------ DATASET EXTRACT

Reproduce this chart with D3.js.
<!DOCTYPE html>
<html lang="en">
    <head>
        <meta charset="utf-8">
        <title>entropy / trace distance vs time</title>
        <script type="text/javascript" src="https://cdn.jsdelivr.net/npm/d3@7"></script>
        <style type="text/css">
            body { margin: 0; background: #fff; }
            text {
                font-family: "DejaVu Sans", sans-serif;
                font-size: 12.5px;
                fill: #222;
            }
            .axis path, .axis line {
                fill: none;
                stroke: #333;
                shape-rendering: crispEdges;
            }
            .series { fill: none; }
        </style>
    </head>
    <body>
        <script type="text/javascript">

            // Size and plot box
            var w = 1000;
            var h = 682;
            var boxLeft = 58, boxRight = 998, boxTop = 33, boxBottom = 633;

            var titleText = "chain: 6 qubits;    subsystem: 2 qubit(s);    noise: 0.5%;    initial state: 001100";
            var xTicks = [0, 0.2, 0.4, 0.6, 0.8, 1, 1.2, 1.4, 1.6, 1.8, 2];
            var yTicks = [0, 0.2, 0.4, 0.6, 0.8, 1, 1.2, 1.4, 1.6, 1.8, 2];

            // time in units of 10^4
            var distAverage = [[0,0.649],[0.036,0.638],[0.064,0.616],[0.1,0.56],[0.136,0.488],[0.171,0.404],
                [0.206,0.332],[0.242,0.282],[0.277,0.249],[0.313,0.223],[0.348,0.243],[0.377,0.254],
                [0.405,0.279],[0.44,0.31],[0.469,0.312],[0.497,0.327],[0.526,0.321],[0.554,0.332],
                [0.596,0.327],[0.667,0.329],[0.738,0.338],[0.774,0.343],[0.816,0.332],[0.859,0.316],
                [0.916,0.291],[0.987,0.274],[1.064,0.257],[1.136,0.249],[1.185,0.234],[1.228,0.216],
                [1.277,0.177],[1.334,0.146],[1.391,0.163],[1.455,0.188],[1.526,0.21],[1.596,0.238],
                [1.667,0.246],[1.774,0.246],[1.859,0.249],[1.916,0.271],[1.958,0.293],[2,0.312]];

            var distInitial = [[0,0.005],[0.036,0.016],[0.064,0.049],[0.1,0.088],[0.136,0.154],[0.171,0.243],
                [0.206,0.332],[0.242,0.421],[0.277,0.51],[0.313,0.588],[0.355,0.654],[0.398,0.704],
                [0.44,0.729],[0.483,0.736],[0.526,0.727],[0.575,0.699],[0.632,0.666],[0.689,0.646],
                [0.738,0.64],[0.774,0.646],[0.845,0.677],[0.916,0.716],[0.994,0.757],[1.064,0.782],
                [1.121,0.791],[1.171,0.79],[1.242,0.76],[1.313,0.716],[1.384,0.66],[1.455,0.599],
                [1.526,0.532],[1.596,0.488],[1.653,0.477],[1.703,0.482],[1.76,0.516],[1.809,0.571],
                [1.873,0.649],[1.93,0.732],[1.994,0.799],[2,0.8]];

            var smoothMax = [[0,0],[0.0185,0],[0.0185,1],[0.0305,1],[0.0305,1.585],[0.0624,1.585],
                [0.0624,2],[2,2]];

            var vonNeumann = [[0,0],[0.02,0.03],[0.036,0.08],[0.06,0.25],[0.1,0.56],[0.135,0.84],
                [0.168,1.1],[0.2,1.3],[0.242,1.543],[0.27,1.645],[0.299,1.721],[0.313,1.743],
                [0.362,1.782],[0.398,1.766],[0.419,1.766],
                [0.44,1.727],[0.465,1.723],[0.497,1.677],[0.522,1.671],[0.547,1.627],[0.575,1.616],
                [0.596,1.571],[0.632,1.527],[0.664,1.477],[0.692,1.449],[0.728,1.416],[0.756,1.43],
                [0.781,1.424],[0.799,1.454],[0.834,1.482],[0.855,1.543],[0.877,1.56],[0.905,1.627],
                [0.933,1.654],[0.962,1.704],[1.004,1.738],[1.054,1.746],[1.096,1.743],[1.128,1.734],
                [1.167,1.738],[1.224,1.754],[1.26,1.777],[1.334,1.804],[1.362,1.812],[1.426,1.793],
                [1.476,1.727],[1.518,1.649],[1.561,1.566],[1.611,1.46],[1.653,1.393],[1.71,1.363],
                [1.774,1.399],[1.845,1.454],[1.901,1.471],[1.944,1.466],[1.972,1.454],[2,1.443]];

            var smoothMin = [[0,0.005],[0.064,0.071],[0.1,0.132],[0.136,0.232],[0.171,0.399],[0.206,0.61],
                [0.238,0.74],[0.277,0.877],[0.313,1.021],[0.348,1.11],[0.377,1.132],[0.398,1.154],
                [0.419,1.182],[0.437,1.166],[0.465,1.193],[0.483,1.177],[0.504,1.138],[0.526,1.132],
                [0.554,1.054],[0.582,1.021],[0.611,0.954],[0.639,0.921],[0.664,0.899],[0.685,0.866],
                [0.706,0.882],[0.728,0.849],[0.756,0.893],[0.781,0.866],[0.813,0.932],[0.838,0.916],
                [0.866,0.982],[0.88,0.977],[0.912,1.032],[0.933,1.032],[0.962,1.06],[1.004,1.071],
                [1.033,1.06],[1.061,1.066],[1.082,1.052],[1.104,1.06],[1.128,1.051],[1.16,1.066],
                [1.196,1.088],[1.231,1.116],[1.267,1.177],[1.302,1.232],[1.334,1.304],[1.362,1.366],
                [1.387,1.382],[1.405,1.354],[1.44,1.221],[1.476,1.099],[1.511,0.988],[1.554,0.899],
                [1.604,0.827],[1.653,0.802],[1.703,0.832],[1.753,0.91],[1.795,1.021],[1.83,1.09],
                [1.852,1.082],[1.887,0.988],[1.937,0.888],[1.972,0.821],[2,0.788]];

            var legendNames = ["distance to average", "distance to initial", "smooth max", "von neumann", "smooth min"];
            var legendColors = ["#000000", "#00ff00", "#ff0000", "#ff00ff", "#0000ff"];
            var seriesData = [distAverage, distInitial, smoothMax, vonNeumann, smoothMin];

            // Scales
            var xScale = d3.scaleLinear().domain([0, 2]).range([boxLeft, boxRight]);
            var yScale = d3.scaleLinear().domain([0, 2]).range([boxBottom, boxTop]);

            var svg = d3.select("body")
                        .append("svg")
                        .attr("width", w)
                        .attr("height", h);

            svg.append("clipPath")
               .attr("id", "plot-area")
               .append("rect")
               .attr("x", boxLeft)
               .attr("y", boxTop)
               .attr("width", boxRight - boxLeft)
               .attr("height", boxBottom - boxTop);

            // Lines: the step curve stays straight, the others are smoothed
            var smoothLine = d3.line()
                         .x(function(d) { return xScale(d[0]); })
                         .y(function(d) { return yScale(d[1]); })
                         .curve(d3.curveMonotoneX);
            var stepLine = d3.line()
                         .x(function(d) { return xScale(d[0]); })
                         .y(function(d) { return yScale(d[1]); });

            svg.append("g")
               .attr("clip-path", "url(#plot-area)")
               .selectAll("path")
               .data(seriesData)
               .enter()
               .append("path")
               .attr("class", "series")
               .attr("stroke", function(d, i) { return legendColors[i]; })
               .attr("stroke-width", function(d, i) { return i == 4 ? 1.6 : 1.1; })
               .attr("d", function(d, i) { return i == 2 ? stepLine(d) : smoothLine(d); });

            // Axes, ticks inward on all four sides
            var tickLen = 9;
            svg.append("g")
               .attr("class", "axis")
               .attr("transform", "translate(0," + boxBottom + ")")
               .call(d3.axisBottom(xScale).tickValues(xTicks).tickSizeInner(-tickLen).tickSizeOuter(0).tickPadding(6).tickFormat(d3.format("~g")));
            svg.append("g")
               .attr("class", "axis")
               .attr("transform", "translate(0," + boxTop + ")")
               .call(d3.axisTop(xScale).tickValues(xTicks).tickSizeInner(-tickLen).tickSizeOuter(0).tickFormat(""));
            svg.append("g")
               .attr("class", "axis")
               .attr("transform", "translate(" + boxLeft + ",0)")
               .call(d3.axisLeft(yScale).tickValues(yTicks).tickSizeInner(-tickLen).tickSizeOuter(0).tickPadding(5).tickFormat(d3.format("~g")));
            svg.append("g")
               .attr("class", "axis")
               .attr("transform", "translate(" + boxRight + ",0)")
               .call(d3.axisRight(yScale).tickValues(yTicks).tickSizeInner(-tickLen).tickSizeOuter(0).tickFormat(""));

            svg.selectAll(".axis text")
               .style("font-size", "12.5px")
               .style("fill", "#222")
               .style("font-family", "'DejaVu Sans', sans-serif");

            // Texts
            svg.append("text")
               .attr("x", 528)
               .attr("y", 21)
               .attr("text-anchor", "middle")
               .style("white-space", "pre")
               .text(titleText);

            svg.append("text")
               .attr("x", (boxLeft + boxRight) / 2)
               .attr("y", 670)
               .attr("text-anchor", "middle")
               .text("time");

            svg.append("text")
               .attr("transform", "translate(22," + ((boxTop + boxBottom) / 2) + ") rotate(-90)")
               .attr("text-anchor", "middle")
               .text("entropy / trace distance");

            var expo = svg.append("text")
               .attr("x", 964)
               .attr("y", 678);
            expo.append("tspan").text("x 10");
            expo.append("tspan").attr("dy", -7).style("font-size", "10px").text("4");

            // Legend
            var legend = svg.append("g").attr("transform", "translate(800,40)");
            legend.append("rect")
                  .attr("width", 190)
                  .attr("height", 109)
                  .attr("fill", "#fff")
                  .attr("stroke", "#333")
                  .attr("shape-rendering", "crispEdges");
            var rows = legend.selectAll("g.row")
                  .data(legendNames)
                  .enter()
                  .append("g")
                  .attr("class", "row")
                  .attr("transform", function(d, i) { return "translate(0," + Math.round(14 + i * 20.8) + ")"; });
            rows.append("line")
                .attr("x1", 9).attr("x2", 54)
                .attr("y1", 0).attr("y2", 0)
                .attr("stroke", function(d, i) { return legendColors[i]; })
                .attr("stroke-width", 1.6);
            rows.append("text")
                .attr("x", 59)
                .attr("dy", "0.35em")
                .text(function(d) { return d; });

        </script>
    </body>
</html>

------------

TASK TO COMPLETE: Reproduce verbatim only this range: the first line of the material through the line that contains "var boxLeft = 58, boxRight", inclusive.

FINISHED ANSWER:
Reproduce this chart with D3.js.
<!DOCTYPE html>
<html lang="en">
    <head>
        <meta charset="utf-8">
        <title>entropy / trace distance vs time</title>
        <script type="text/javascript" src="https://cdn.jsdelivr.net/npm/d3@7"></script>
        <style type="text/css">
            body { margin: 0; background: #fff; }
            text {
                font-family: "DejaVu Sans", sans-serif;
                font-size: 12.5px;
                fill: #222;
            }
            .axis path, .axis line {
                fill: none;
                stroke: #333;
                shape-rendering: crispEdges;
            }
            .series { fill: none; }
        </style>
    </head>
    <body>
        <script type="text/javascript">

            // Size and plot box
            var w = 1000;
            var h = 682;
            var boxLeft = 58, boxRight = 998, boxTop = 33, boxBottom = 633;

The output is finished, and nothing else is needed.